• Source excerpt:
○ ○ ○
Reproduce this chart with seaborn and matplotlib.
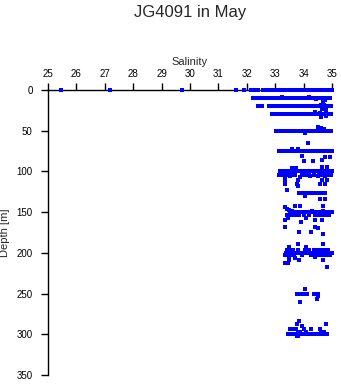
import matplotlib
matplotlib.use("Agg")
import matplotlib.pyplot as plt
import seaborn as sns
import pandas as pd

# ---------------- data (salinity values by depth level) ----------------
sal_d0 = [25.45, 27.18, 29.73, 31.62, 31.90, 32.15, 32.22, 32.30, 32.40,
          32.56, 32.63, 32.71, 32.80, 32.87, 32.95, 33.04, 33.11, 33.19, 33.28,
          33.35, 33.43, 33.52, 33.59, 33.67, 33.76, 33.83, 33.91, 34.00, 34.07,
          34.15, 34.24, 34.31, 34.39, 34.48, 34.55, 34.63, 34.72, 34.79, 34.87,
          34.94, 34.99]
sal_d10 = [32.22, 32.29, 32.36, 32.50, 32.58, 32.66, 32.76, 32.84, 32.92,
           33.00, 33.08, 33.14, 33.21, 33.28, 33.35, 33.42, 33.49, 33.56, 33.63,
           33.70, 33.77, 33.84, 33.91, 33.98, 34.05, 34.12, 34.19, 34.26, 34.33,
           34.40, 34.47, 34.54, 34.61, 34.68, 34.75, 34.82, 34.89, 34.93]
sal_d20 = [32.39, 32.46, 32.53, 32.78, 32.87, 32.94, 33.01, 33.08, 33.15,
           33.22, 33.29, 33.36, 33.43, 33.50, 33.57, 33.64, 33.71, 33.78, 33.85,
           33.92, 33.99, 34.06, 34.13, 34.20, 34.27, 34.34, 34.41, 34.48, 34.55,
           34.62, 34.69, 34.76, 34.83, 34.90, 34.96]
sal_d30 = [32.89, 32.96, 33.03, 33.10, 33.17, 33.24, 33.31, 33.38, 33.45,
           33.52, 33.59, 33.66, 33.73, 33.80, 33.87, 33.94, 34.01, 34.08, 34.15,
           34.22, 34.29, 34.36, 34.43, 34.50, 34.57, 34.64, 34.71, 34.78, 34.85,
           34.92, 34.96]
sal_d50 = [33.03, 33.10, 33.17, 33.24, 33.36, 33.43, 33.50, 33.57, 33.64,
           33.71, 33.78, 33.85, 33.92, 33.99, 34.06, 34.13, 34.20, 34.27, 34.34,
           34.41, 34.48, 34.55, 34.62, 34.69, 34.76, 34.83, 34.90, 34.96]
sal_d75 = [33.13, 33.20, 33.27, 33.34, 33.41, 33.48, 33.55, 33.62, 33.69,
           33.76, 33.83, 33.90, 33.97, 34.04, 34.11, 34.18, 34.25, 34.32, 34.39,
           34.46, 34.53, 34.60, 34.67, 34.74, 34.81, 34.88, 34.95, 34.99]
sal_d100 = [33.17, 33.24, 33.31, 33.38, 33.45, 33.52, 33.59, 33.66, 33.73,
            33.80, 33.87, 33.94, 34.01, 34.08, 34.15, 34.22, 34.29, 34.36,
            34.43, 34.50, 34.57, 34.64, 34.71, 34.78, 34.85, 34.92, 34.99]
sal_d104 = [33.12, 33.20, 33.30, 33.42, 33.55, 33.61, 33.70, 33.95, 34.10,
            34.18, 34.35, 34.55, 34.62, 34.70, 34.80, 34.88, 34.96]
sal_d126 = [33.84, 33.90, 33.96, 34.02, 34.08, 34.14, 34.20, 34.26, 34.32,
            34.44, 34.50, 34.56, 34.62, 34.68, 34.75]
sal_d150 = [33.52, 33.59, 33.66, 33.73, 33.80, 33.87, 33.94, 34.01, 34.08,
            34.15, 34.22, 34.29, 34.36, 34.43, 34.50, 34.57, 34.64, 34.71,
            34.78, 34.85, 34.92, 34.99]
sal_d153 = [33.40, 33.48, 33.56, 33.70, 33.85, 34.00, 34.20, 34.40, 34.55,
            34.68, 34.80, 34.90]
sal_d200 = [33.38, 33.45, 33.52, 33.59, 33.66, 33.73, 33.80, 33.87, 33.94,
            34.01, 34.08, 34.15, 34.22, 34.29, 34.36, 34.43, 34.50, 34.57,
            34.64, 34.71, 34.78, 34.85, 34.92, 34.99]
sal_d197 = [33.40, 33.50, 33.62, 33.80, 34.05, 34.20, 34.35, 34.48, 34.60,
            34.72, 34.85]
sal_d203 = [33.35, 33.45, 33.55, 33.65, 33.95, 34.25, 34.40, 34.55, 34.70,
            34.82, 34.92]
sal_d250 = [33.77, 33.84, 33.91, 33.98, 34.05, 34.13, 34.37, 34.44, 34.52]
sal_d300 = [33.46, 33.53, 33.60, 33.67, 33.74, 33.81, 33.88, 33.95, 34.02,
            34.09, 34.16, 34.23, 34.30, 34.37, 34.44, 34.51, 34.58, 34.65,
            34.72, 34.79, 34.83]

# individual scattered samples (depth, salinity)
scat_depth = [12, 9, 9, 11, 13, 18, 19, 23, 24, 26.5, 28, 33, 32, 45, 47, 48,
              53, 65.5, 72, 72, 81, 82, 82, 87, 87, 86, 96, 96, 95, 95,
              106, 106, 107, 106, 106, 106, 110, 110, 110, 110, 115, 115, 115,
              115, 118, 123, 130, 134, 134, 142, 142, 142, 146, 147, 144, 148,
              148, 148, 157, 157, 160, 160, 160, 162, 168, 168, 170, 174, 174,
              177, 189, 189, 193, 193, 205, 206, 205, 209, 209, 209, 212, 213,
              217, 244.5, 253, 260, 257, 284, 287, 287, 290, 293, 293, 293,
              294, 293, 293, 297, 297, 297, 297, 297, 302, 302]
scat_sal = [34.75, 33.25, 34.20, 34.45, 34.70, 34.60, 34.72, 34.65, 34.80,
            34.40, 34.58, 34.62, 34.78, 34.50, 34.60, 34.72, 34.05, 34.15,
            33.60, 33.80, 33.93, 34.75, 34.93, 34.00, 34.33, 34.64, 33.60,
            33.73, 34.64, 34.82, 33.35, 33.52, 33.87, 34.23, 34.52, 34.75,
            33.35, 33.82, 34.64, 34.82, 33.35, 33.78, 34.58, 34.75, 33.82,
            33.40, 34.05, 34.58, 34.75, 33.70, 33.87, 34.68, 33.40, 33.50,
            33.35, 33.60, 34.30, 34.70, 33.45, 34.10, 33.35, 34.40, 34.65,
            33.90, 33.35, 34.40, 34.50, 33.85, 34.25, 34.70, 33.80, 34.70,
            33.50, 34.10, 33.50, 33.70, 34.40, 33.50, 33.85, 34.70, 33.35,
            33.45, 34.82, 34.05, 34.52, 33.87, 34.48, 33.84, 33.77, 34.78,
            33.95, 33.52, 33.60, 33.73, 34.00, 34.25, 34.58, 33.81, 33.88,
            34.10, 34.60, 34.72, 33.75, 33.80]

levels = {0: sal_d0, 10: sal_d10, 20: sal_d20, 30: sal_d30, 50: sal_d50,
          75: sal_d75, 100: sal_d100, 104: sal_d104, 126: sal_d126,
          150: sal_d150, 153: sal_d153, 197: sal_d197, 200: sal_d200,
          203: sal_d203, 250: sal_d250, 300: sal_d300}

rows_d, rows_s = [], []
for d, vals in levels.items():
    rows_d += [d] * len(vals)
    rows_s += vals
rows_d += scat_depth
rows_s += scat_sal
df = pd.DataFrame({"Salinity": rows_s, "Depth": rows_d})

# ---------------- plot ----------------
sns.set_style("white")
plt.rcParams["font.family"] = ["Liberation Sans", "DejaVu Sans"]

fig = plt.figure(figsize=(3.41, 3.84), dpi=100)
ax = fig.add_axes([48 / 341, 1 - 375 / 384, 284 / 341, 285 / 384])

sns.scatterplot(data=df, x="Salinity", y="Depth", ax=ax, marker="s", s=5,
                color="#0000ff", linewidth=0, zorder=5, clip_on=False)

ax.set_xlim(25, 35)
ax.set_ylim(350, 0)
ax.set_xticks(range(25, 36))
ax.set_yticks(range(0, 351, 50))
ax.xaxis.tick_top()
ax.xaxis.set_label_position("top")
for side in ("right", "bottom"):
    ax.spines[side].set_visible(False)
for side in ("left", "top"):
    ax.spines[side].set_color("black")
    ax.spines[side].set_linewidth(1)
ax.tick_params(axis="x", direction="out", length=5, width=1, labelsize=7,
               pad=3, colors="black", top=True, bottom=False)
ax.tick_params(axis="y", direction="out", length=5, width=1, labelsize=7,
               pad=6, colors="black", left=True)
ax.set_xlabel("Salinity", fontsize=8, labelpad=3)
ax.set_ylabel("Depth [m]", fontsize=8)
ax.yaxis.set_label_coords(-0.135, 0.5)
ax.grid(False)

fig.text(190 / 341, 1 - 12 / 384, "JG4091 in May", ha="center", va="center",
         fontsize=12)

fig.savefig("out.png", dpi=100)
○ ○ ○
Set down again, exactly, the lines of the material above from its first line to the one with "import pandas as pd", inclusive. Leave the pictures out.

• In response:
Reproduce this chart with seaborn and matplotlib.
import matplotlib
matplotlib.use("Agg")
import matplotlib.pyplot as plt
import seaborn as sns
import pandas as pd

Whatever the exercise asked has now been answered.